From an artificial nose weekend hack to a future-proof IoT device
- Track: Embedded, Mobile and Automotive devroom
- Room: UD2.120 (Chavanne)
- Day: Saturday
- Start: 17:00
- End: 17:25
- Video only: ud2120
- Chat: Join the conversation!
It was a long weekend in May 2020. Like many of my human siblings stuck at home with time on their hands due to an ongoing pandemic, I was busy trying to perfect my bread recipe. Fast forward to a few hours later, I had assembled an Arduino-based “artificial nose” that used a gas sensor and AI (so-called TinyML) to learn and detect scents (hence potentially the smell of a perfectly fermented sourdough starter). As I open-sourced and started to share the project on social media, it went viral… and I felt like an impostor, as most of the code powering it was, frankly, hackish. Or maybe it wasn’t, as it had the merit of having helped me invent something new, in literally a few hours.
In this talk I will walk you through some of the key features of the artificial nose, and how I eventually rewrote my original code to leverage Zephyr (an open-source real-time operating system) in order to make it easier for myself and the community to extend the project, and run it on a variety of hardware targets.
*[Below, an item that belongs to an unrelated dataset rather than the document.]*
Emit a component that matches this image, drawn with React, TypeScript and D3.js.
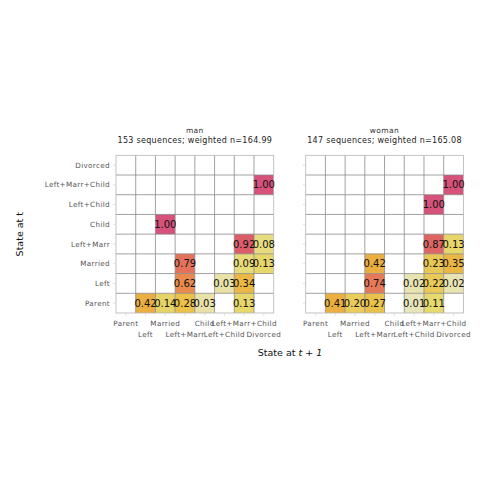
import React from "react";
import * as d3 from "d3";

const states = ["Parent", "Left", "Married", "Left+Marr", "Child", "Left+Child", "Left+Marr+Child", "Divorced"];

// rows = state at t (in states order), columns = state at t+1; 0 = no transition
const manRates: number[][] = [
  [0, 0.42, 0.14, 0.28, 0.03, 0, 0.13, 0],
  [0, 0, 0, 0.62, 0, 0.03, 0.34, 0],
  [0, 0, 0, 0.79, 0, 0, 0.09, 0.13],
  [0, 0, 0, 0, 0, 0, 0.92, 0.08],
  [0, 0, 1.0, 0, 0, 0, 0, 0],
  [0, 0, 0, 0, 0, 0, 0, 0],
  [0, 0, 0, 0, 0, 0, 0, 1.0],
  [0, 0, 0, 0, 0, 0, 0, 0],
];

const womanRates: number[][] = [
  [0, 0.41, 0.2, 0.27, 0, 0.01, 0.11, 0],
  [0, 0, 0, 0.74, 0, 0.02, 0.22, 0.02],
  [0, 0, 0, 0.42, 0, 0, 0.23, 0.35],
  [0, 0, 0, 0, 0, 0, 0.87, 0.13],
  [0, 0, 0, 0, 0, 0, 0, 0],
  [0, 0, 0, 0, 0, 0, 1.0, 0],
  [0, 0, 0, 0, 0, 0, 0, 1.0],
  [0, 0, 0, 0, 0, 0, 0, 0],
];

const panelTitles = ["man", "woman"];
const panelSubtitles = ["153 sequences; weighted n=164.99", "147 sequences; weighted n=165.08"];

const color = d3
  .scaleLinear<string>()
  .domain([0, 0.1, 0.3, 0.45, 0.65, 0.8, 0.92, 1])
  .range(["#e9e6c2", "#e6da70", "#ebbd47", "#ebaa3f", "#e98650", "#e4705d", "#dc5d6a", "#d6527a"])
  .interpolate(d3.interpolateRgb);

const SIZE = 157.7;
const TOP = 155.3;
const LEFTS = [116, 305.7];
const FONT = "DejaVu Sans, sans-serif";

function Panel({ x0, data, title, subtitle, id }: { x0: number; data: number[][]; title: string; subtitle: string; id: string }) {
  const x = d3.scaleBand<string>().domain(states).range([0, SIZE]);
  const y = d3.scaleBand<string>().domain(states).range([SIZE, 0]);
  const bw = x.bandwidth();
  const cells: { from: string; to: string; v: number }[] = [];
  data.forEach((row, i) =>
    row.forEach((v, j) => {
      if (v > 0) cells.push({ from: states[i], to: states[j], v });
    })
  );
  return (
    <g transform={`translate(${x0},${TOP})`}>
      <defs>
        <clipPath id={id}>
          <rect x={0} y={-40} width={SIZE} height={40} />
        </clipPath>
      </defs>
      <g clipPath={`url(#${id})`}>
        <text x={SIZE / 2} y={-22} textAnchor="middle" fontSize={7.5} fill="#333" style={{ letterSpacing: "0.4px" }}>
          {title}
        </text>
        <text x={SIZE / 2} y={-12.5} textAnchor="middle" fontSize={8} fill="#222" style={{ letterSpacing: "0.3px" }}>
          {subtitle}
        </text>
      </g>
      <rect x={0} y={0} width={SIZE} height={SIZE} fill="#fff" />
      {cells.map((c, k) => (
        <rect key={k} x={x(c.to)} y={y(c.from)} width={bw} height={bw} fill={color(c.v)} />
      ))}
      {states.map((s, i) =>
        i === 0 ? null : (
          <g key={s}>
            <line x1={x(s)} x2={x(s)} y1={0} y2={SIZE} stroke="#8a8a8a" strokeWidth={0.8} />
            <line x1={0} x2={SIZE} y1={y(s)! + bw} y2={y(s)! + bw} stroke="#8a8a8a" strokeWidth={0.8} />
          </g>
        )
      )}
      <rect x={0} y={0} width={SIZE} height={SIZE} fill="none" stroke="#b5b5b5" strokeWidth={0.8} />
      {states.map((s) => (
        <g key={"t" + s}>
          <line x1={-3} x2={0} y1={y(s)! + bw / 2} y2={y(s)! + bw / 2} stroke="#ccc" strokeWidth={0.6} />
          <line x1={x(s)! + bw / 2} x2={x(s)! + bw / 2} y1={SIZE} y2={SIZE + 3} stroke="#ccc" strokeWidth={0.6} />
        </g>
      ))}
      {cells.map((c, k) => (
        <text
          key={"l" + k}
          x={x(c.to)! + bw / 2}
          y={y(c.from)! + bw / 2 + 3.6}
          textAnchor="middle"
          fontSize={10}
          fill="#111"
        >
          {c.v.toFixed(2)}
        </text>
      ))}
      {states.map((s, i) => (
        <text
          key={"x" + s}
          x={x(s)! + bw / 2}
          y={SIZE + (i % 2 === 0 ? 13 : 24)}
          textAnchor="middle"
          fontSize={7.2}
          fill="#555"
          style={{ letterSpacing: "0.35px" }}
        >
          {s}
        </text>
      ))}
    </g>
  );
}

export default function App() {
  const y = d3.scaleBand<string>().domain(states).range([SIZE, 0]);
  const bw = y.bandwidth();
  return (
    <svg width={480} height={480} style={{ position: "absolute", left: 0, top: 0, fontFamily: FONT }}>
      <rect width={480} height={480} fill="#fff" />
      <g transform={`translate(0,${TOP})`}>
        {states.map((s) => (
          <text
            key={s}
            x={LEFTS[0] - 6}
            y={y(s)! + bw / 2 + 2.6}
            textAnchor="end"
            fontSize={7.2}
            fill="#555"
            style={{ letterSpacing: "0.35px" }}
          >
            {s}
          </text>
        ))}
      </g>
      {[manRates, womanRates].map((d, i) => (
        <Panel key={i} id={"clip" + i} x0={LEFTS[i]} data={d} title={panelTitles[i]} subtitle={panelSubtitles[i]} />
      ))}
      <text transform={`translate(23,${TOP + SIZE / 2}) rotate(-90)`} textAnchor="middle" fontSize={9.5} fill="#111">
        State at t
      </text>
      <text x={290} y={356} textAnchor="middle" fontSize={9.5} fill="#111">
        State at <tspan fontStyle="italic">t</tspan> + <tspan fontStyle="italic">1</tspan>
      </text>
    </svg>
  );
}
You will learn, among other things: * How to move from a complex “super loop” to well architected threads and event-based programming ; * How to run TinyML models (ex. TensorFlow Lite) while not compromising the rest of your embedded system ; * How to build an efficient and easy-to-maintain graphical user interface ; * How to leverage Zephyr hardware-abstraction layer.
All the code and demonstrations shown in the talk is open source and available on GitHub, and you are very much encouraged to go ahead and build your own artificial nose after the presentation!